According to the 49 CFR 264 (c ), “Facilities must be designed, constructed, maintained, and operated to minimize the possibility of a fire, explosion, or any unplanned sudden or non-sudden release of hazardous waste or hazardous waste constituents to air, soil, or surface water which could threaten human health or the environment.”  Making sure the warehouses and plants that hold hazardous materials are prepared for any incidents is an important part in reducing damages.  This includes having the proper materials in case of a secondary spill, such as raised pallets, trays, or covers; these extra pieces help insure the safety of all those around hazardous materials and prevent contents from contaminating the ground or water supplies.

Skolnik Salvage Drums are another approved way to deal with any leaking or damaged drums.  When a drum is compromised and the hazardous materials threaten to spill from the container it is important to hold the contents in a safe and secure manner.  Skolnik Salvage Drums (used for secondary spill containment) are created with specific dimensions that allow the damaged drum to fit securely inside while also preventing larger spills by containing any hazardous materials that may come from the original drum.  When a Skolnik Salvage Drum is properly used it can be an effective secondary containment option to prevent further damage from a leaking or damaged drum.

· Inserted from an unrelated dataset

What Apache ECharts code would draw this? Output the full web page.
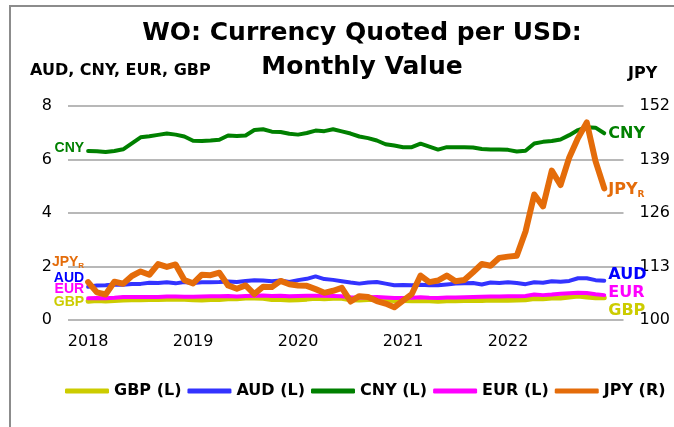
<!DOCTYPE html>
<html>
<head>
<meta charset="utf-8">
<script src="https://cdn.jsdelivr.net/npm/echarts@6/dist/echarts.min.js"></script>
<style>
  html, body { margin: 0; padding: 0; background: #fff; }
  #chart { width: 674px; height: 427px; }
</style>
</head>
<body>
<div id="chart"></div>
<script>
// month-end values, Jan 2018 .. Dec 2022 (index 0 = Jan 2018)
const yearLabels = ['2018', '2019', '2020', '2021', '2022'];
const yearTicks = [0, 12, 24, 36, 48];

const gbp = [0.70, 0.73, 0.71, 0.73, 0.75, 0.76, 0.76, 0.77, 0.77, 0.78, 0.78, 0.78,
             0.76, 0.75, 0.77, 0.77, 0.79, 0.79, 0.82, 0.82, 0.81, 0.77, 0.77, 0.75,
             0.76, 0.78, 0.81, 0.79, 0.81, 0.81, 0.76, 0.75, 0.77, 0.77, 0.75, 0.73,
             0.73, 0.72, 0.73, 0.72, 0.70, 0.72, 0.72, 0.73, 0.74, 0.73, 0.75, 0.74,
             0.74, 0.75, 0.76, 0.80, 0.79, 0.82, 0.82, 0.86, 0.90, 0.86, 0.83, 0.83];
const aud = [1.24, 1.29, 1.30, 1.33, 1.32, 1.35, 1.35, 1.39, 1.38, 1.41, 1.37, 1.42,
             1.38, 1.41, 1.41, 1.42, 1.44, 1.42, 1.46, 1.49, 1.48, 1.45, 1.48, 1.42,
             1.49, 1.54, 1.63, 1.53, 1.50, 1.45, 1.40, 1.36, 1.40, 1.42, 1.36, 1.30,
             1.31, 1.30, 1.32, 1.30, 1.30, 1.33, 1.36, 1.37, 1.38, 1.33, 1.40, 1.38,
             1.41, 1.38, 1.34, 1.41, 1.39, 1.45, 1.43, 1.46, 1.56, 1.56, 1.49, 1.47];
const cny = [6.32, 6.31, 6.28, 6.32, 6.38, 6.60, 6.83, 6.87, 6.92, 6.97, 6.93, 6.86,
             6.70, 6.69, 6.71, 6.74, 6.90, 6.88, 6.90, 7.10, 7.13, 7.04, 7.03, 6.96,
             6.93, 6.99, 7.08, 7.06, 7.13, 7.05, 6.97, 6.86, 6.80, 6.71, 6.57, 6.52,
             6.46, 6.46, 6.59, 6.48, 6.37, 6.46, 6.46, 6.46, 6.45, 6.39, 6.37, 6.37,
             6.36, 6.30, 6.33, 6.60, 6.66, 6.69, 6.75, 6.91, 7.10, 7.21, 7.19, 6.98];
const eur = [0.81, 0.82, 0.81, 0.83, 0.86, 0.86, 0.86, 0.86, 0.86, 0.88, 0.88, 0.87,
             0.87, 0.88, 0.89, 0.89, 0.90, 0.88, 0.90, 0.91, 0.92, 0.90, 0.91, 0.89,
             0.90, 0.91, 0.91, 0.91, 0.90, 0.89, 0.85, 0.84, 0.85, 0.86, 0.84, 0.82,
             0.82, 0.83, 0.85, 0.83, 0.82, 0.84, 0.84, 0.85, 0.86, 0.87, 0.88, 0.88,
             0.89, 0.89, 0.90, 0.95, 0.93, 0.95, 0.98, 1.00, 1.02, 1.01, 0.96, 0.93];
const jpy = [109.2, 106.7, 106.2, 109.3, 108.8, 110.7, 111.8, 111.0, 113.6, 112.9, 113.5, 109.7,
             108.9, 111.0, 110.9, 111.5, 108.4, 107.6, 108.4, 106.3, 108.1, 108.0, 109.5, 108.7,
             108.4, 108.3, 107.5, 106.6, 107.1, 107.8, 104.5, 105.8, 105.6, 104.6, 104.0, 103.1,
             104.7, 106.3, 110.8, 109.2, 109.6, 110.8, 109.4, 109.7, 111.6, 113.6, 113.2, 115.1,
             115.4, 115.6, 121.5, 130.5, 127.6, 136.3, 132.8, 139.5, 144.2, 148.0, 138.6, 132.0];

const colors = {
  gbp: '#cccc00',
  aud: '#3333ff',
  cny: '#008000',
  eur: '#ff00ff',
  jpy: '#e46c0a'
};

const baseFont = 'DejaVu Sans';
const smallFont = 'Liberation Sans';

function points(values, startLabel) {
  return values.map(function (v, i) {
    if (i === 0) {
      return { value: [i, v], label: startLabel };
    }
    return [i, v];
  });
}

function startLabel(text, color, dy) {
  return {
    show: true,
    position: 'left',
    distance: 4,
    offset: [0, dy],
    formatter: text,
    color: color,
    fontFamily: smallFont,
    fontWeight: 'bold',
    fontSize: 14
  };
}

function endLabel(text, color, dy) {
  return {
    show: true,
    formatter: text,
    distance: 4,
    offset: [0, dy],
    color: color,
    fontFamily: baseFont,
    fontWeight: 'bold',
    fontSize: 16
  };
}

function lineSeries(name, values, color, width, yAxisIndex, sLabel, eLabel) {
  return {
    name: name,
    type: 'line',
    yAxisIndex: yAxisIndex,
    data: points(values, sLabel),
    symbol: 'circle',
    symbolSize: 0,
    showSymbol: true,
    lineStyle: { color: color, width: width, cap: 'round', join: 'round' },
    itemStyle: { color: color },
    label: { show: false },
    endLabel: eLabel,
    emphasis: { disabled: true }
  };
}

const jpyStart = startLabel('{a|JPY}{b|R}', colors.jpy, -20);
jpyStart.rich = {
  a: { fontFamily: smallFont, fontWeight: 'bold', fontSize: 14, color: colors.jpy, lineHeight: 16 },
  b: { fontFamily: smallFont, fontWeight: 'bold', fontSize: 8, color: colors.jpy, lineHeight: 10, padding: [8, 0, 0, 0], verticalAlign: 'top' }
};
const jpyEnd = endLabel('{a|JPY}{b|R}', colors.jpy, 2);
jpyEnd.rich = {
  a: { fontFamily: baseFont, fontWeight: 'bold', fontSize: 16, color: colors.jpy, lineHeight: 20 },
  b: { fontFamily: baseFont, fontWeight: 'bold', fontSize: 9, color: colors.jpy, lineHeight: 12, padding: [10, 0, 0, 0], verticalAlign: 'top' }
};

const chart = echarts.init(document.getElementById('chart'), null, { renderer: 'canvas' });

const option = {
  animation: false,
  backgroundColor: '#fff',
  title: {
    text: 'WO: Currency Quoted per USD:\nMonthly Value',
    left: 357,
    top: 11,
    textAlign: 'center',
    textStyle: {
      fontFamily: baseFont,
      fontWeight: 'bold',
      fontSize: 25,
      lineHeight: 34,
      color: '#000'
    }
  },
  graphic: [
    {
      type: 'polyline',
      shape: { points: [[10, 427], [10, 6], [674, 6]] },
      style: { stroke: '#8c8c8c', lineWidth: 2, fill: null },
      silent: true
    },
    {
      type: 'text',
      left: 30,
      top: 63,
      style: { text: 'AUD, CNY, EUR, GBP', fontFamily: baseFont, fontWeight: 'bold', fontSize: 16, fill: '#000' }
    },
    {
      type: 'text',
      left: 628,
      top: 66,
      style: { text: 'JPY', fontFamily: baseFont, fontWeight: 'bold', fontSize: 16, fill: '#000' }
    }
  ],
  legend: {
    left: 60,
    top: 378,
    icon: 'roundRect',
    itemWidth: 44,
    itemHeight: 5,
    itemGap: 6,
    selectedMode: false,
    textStyle: { fontFamily: baseFont, fontWeight: 'bold', fontSize: 16, color: '#000' },
    data: ['GBP (L)', 'AUD (L)', 'CNY (L)', 'EUR (L)', 'JPY (R)']
  },
  grid: { left: 68, right: 50.5, top: 106, bottom: 107, containLabel: false },
  xAxis: {
    type: 'value',
    min: -2.3,
    max: 61.2,
    axisLine: { show: false },
    axisTick: { show: false },
    splitLine: { show: false },
    axisLabel: {
      customValues: yearTicks,
      margin: 14,
      fontFamily: baseFont,
      fontSize: 16,
      color: '#000',
      formatter: function (v) { return yearLabels[yearTicks.indexOf(Math.round(v))] || ''; }
    }
  },
  yAxis: [
    {
      type: 'value',
      min: 0,
      max: 8,
      interval: 2,
      axisLine: { show: false },
      axisTick: { show: false },
      splitLine: { show: true, lineStyle: { color: '#a0a0a0', width: 1.5 } },
      axisLabel: { margin: 16, fontFamily: baseFont, fontSize: 16, color: '#000' }
    },
    {
      type: 'value',
      min: 100,
      max: 152,
      interval: 13,
      position: 'right',
      axisLine: { show: false },
      axisTick: { show: false },
      splitLine: { show: false },
      axisLabel: { margin: 16, fontFamily: baseFont, fontSize: 16, color: '#000' }
    }
  ],
  series: [
    lineSeries('GBP (L)', gbp, colors.gbp, 5, 0, startLabel('GBP', colors.gbp, 1), endLabel('GBP', colors.gbp, 13)),
    lineSeries('AUD (L)', aud, colors.aud, 4, 0, startLabel('AUD', '#0000ff', -9), endLabel('AUD', '#0000ff', -6)),
    lineSeries('CNY (L)', cny, colors.cny, 4, 0, startLabel('CNY', colors.cny, -3), endLabel('CNY', colors.cny, 1)),
    lineSeries('EUR (L)', eur, colors.eur, 4, 0, startLabel('EUR', colors.eur, -9), endLabel('EUR', colors.eur, -2)),
    lineSeries('JPY (R)', jpy, colors.jpy, 6, 1, jpyStart, jpyEnd)
  ]
};

chart.setOption(option);
</script>
</body>
</html>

In the 40 CFR part 264.175(b) a containment center is described with requirements that include a base free of cracks or gaps and can hold any leaks or precipitation up to 10% of the volume of the container until the material can be properly disposed of.  A sloped base designed to help drain any run off is called for if there is no elevation or other protection from contact with liquids.  Any spills or run off must be removed in a timely manner as it is necessary to avoid overspill.

Proper secondary spill containment can be the final defense against serious damage to the environment.  Hazardous materials can leak into the ground, ending up in water supplies and potentially poisoning the water.  To prevent incidents like this from occurring warehouses, plants, and shipping centers can follow the regulations put in place by the EPA for proper secondary spill containment.  Handling hazardous materials can be a dangerous job, so it is imperative everyone takes every precaution.